Another common experience is the “false comfort” problem. Some organizations assume that if the FCC is dismissing old petitions, the risk landscape must be getting easier. Usually, that is not true. Administrative cleanup is not a hall pass. It is a signal that the agency wants the market to focus on the rules that actually govern today. In fact, the pressure can increase because there is less room to argue that an ancient unresolved filing makes the current rule uncertain.

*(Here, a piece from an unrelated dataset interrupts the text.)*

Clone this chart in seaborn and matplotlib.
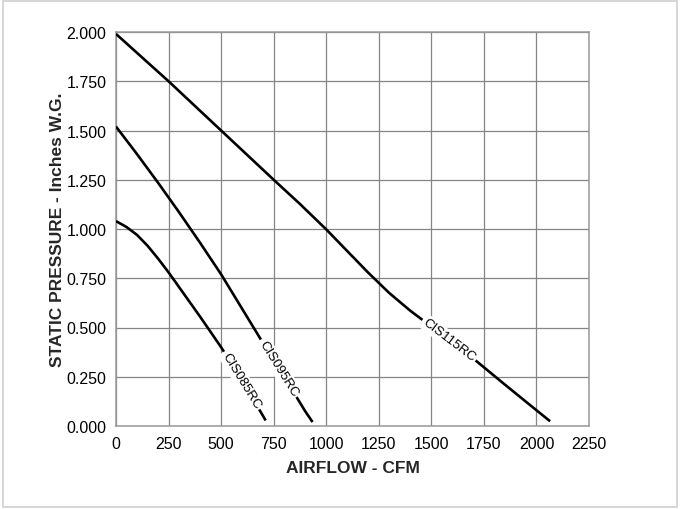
import numpy as np
import pandas as pd
import matplotlib
matplotlib.use("Agg")
import matplotlib.pyplot as plt
from matplotlib.patches import Rectangle
import seaborn as sns

# Fan performance curves: airflow (CFM) vs static pressure (in. W.G.)
models = ["CIS085RC", "CIS095RC", "CIS115RC"]

cis085_cfm = [0, 50, 100, 150, 200, 250, 300, 400, 500, 600, 700, 712]
cis085_sp = [1.040, 1.010, 0.970, 0.915, 0.850, 0.780, 0.705, 0.555, 0.400, 0.230, 0.050, 0.028]

cis095_cfm = [0, 100, 200, 300, 400, 500, 600, 700, 800, 900, 935]
cis095_sp = [1.520, 1.380, 1.235, 1.085, 0.930, 0.770, 0.595, 0.420, 0.250, 0.075, 0.020]

cis115_cfm = [0, 250, 500, 750, 875, 1000, 1100, 1200, 1300, 1400, 1500, 1600, 1708,
              1850, 2000, 2065]
cis115_sp = [1.990, 1.750, 1.500, 1.250, 1.127, 0.998, 0.888, 0.778, 0.675, 0.585, 0.505,
             0.425, 0.335, 0.210, 0.080, 0.024]

# where along each curve its name is written (CFM span of the label)
label_span = {"CIS085RC": (514, 684), "CIS095RC": (689, 860), "CIS115RC": (1462, 1708)}

x_ticks = [0, 250, 500, 750, 1000, 1250, 1500, 1750, 2000, 2250]
y_ticks = [0.0, 0.25, 0.5, 0.75, 1.0, 1.25, 1.5, 1.75, 2.0]

curves = {
    "CIS085RC": (cis085_cfm, cis085_sp),
    "CIS095RC": (cis095_cfm, cis095_sp),
    "CIS115RC": (cis115_cfm, cis115_sp),
}
df = pd.concat(
    [pd.DataFrame({"cfm": c, "sp": p, "model": m}) for m, (c, p) in curves.items()],
    ignore_index=True,
)

sns.set_theme(style="white")
plt.rcParams["font.family"] = ["Liberation Sans", "DejaVu Sans"]

fig = plt.figure(figsize=(6.81, 5.10), dpi=100)
ax = fig.add_axes([116 / 681, 1 - 427 / 510, 473 / 681, 394 / 510])

sns.lineplot(
    data=df, x="cfm", y="sp", hue="model", units="model", estimator=None,
    sort=False, palette={m: "black" for m in models}, linewidth=1.9,
    legend=False, ax=ax, zorder=3, solid_joinstyle="round", solid_capstyle="butt",
)

ax.set_xlim(0, 2250)
ax.set_ylim(0, 2.0)
ax.set_xticks(x_ticks)
ax.set_yticks(y_ticks)
ax.set_xticklabels([str(v) for v in x_ticks])
ax.set_yticklabels([f"{v:.3f}" for v in y_ticks])
ax.tick_params(axis="both", length=0, labelsize=11.5, colors="black")
ax.tick_params(axis="x", pad=7)
ax.tick_params(axis="y", pad=7)

ax.grid(True, color="#858585", linewidth=0.9)
ax.set_axisbelow(True)
for s in ax.spines.values():
    s.set_color("#9a9a9a")
    s.set_linewidth(1.1)

ax.set_xlabel("AIRFLOW - CFM", fontsize=12.5, fontweight="bold", labelpad=7)
ax.set_ylabel("STATIC PRESSURE - Inches W.G.", fontsize=12.5, fontweight="bold", labelpad=1)

# curve names written along the lines, masking the line beneath
fig.canvas.draw()
for m, (c, p) in curves.items():
    a, b = label_span[m]
    pa = np.interp(a, c, p)
    pb = np.interp(b, c, p)
    (xa, ya), (xb, yb) = ax.transData.transform([(a, pa), (b, pb)])
    angle = np.degrees(np.arctan2(yb - ya, xb - xa))
    mid = (a + b) / 2
    ax.text(
        mid, np.interp(mid, c, p), m, rotation=angle, rotation_mode="anchor",
        ha="center", va="center", fontsize=9.5, color="black", zorder=5,
        bbox=dict(facecolor="white", edgecolor="none", pad=1.5),
    )

# light outer frame around the whole chart
fig.patches.append(
    Rectangle((3 / 681, 2 / 510), 674 / 681, 506 / 510, transform=fig.transFigure,
              fill=False, edgecolor="#cfcfcf", linewidth=1.2)
)

fig.savefig("out.png", dpi=100)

The smartest organizations usually come away from these moments with the same lesson: do not confuse old docket clutter with strategic protection. Keep records current. Know which FCC proceedings still matter. Map your calling and texting practices to the rules in force now, not the petitions everybody forgot were pending. Because in TCPA compliance, the most expensive surprise is often not a brand-new rule. It is discovering that your “backup argument” quietly aged out while no one was paying attention.
Conclusion
The FCC’s January 12, 2026 objection deadline for older TCPA reconsideration petitions was more than a calendar note. It was a message about regulatory priorities. The Commission is trying to clear out dormant disputes, reduce uncertainty, and center its attention on current robocall realities instead of decade-old procedural leftovers.
For businesses, the lesson is straightforward: treat active rules and active proceedings as the main event. For lawyers, it is a reminder that docket management matters almost as much as doctrinal analysis. And for anyone who follows TCPA policy, it is another sign that the field remains very alive, even when the FCC is cleaning up the dead wood.
The objections deadline may be in the rearview mirror, but the broader point is still parked right in front of us: the FCC wants a TCPA rulebook that reflects today’s calling ecosystem, not yesterday’s unresolved paperwork.